A pet crow. Heh, right. I was going write something about a house being torn to shreds but then the video of the raven illustrated what I was going to write perfectly.

Corvids are not pets. Some people have to find out the hard way and by that time the bird can't be released into the wild because they've become habituated to humans and haven't learned to fend for themselves. The bird then gets to spend the rest of its miserable life locked in a cage at a rescue facility.
posted by photoslob at 7:46 PM on March 31, 2013


Captive-bred crows aren't for everyone, even if they are not native animals and thus might be legal to keep without a permit, depending on your area. They are highly intelligent and at minimum they need an entire room to themselves, according to what I remember from my wildlife rehabilitation manual. Captive-bred African pied crows and ravens can be adopted legally online, not that I'm recommending that as an option for the general public.

I disagree with the notion that a life in a rescue facility is necessarily miserable or unhappy, but all the same, do you really want a pet who might be smarter than you? Not to mention how notoriously obnoxious crows can be when they're upset.
posted by quiet earth at 7:57 PM on March 31, 2013


Pet crows. Everybody's raven about them.
posted by obiwanwasabi at 8:00 PM on March 31, 2013 [2 favorites]


With such an accurate description I find no reason to actually watch the video.
posted by mr_crash_davis at 8:17 PM on March 31, 2013


And I shall be dirty... Nevermore!
posted by Splunge at 8:23 PM on March 31, 2013 [2 favorites]


As someone who has had the opportinuty to spend quite a bit of time around non-hostile corvids, let me reiterate my point that they are better referred to as "hoppy-squawkies", though, In this instance, "hoppy-shakies" would be an acceptable substitute.
posted by quin at 8:36 PM on March 31, 2013 [1 favorite]

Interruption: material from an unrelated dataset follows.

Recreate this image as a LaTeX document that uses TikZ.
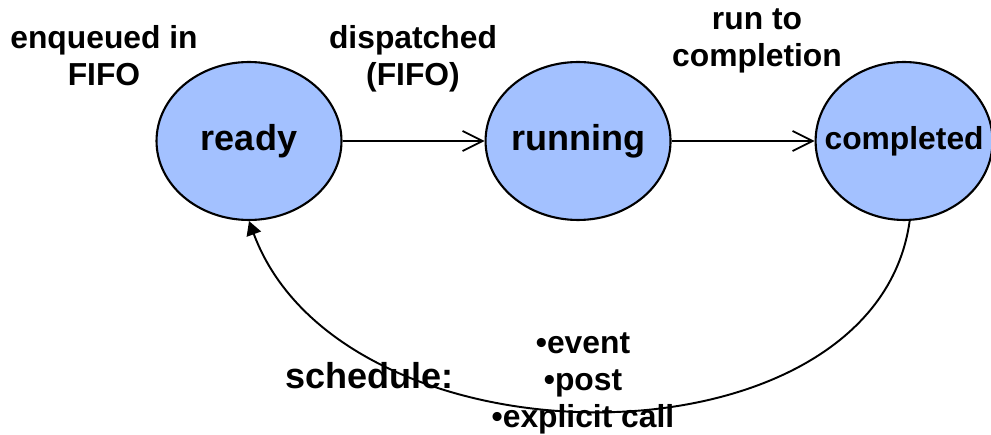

Back in the 1980's we rescued three Starling chicks which were being hunted by cats after they fledged too early to fly strongly.

My dad found a sickly baby starling back in the early '70s when he and the family were renovating an old store to use for the family business. He brought it home and nursed it back to health. Mom was less than thrilled.

The thing got to where it would follow him like a puppy, if I recall the story correctly (this all happened before I was born). Dad said he'd take it to the store and let it just hang out. Every now and then, when Dad was taking care of a customer, the bird would come looking for him, just fly up to the front of the store, spot him, and land on the showcase where he was working. The showcases had glass tops, of course, so the customer would get the double-whammy of a bird (1) flying at them out of nowhere in a jewelry store and (2) navigating a highly-stressful landing on glass that in my imagination was not unlike Li'l Kirk jacking his stepdad's car and trying not to fall off the cliff to his death in the Star Trek reboot.
posted by middleclasstool at 8:39 PM on March 31, 2013 [2 favorites]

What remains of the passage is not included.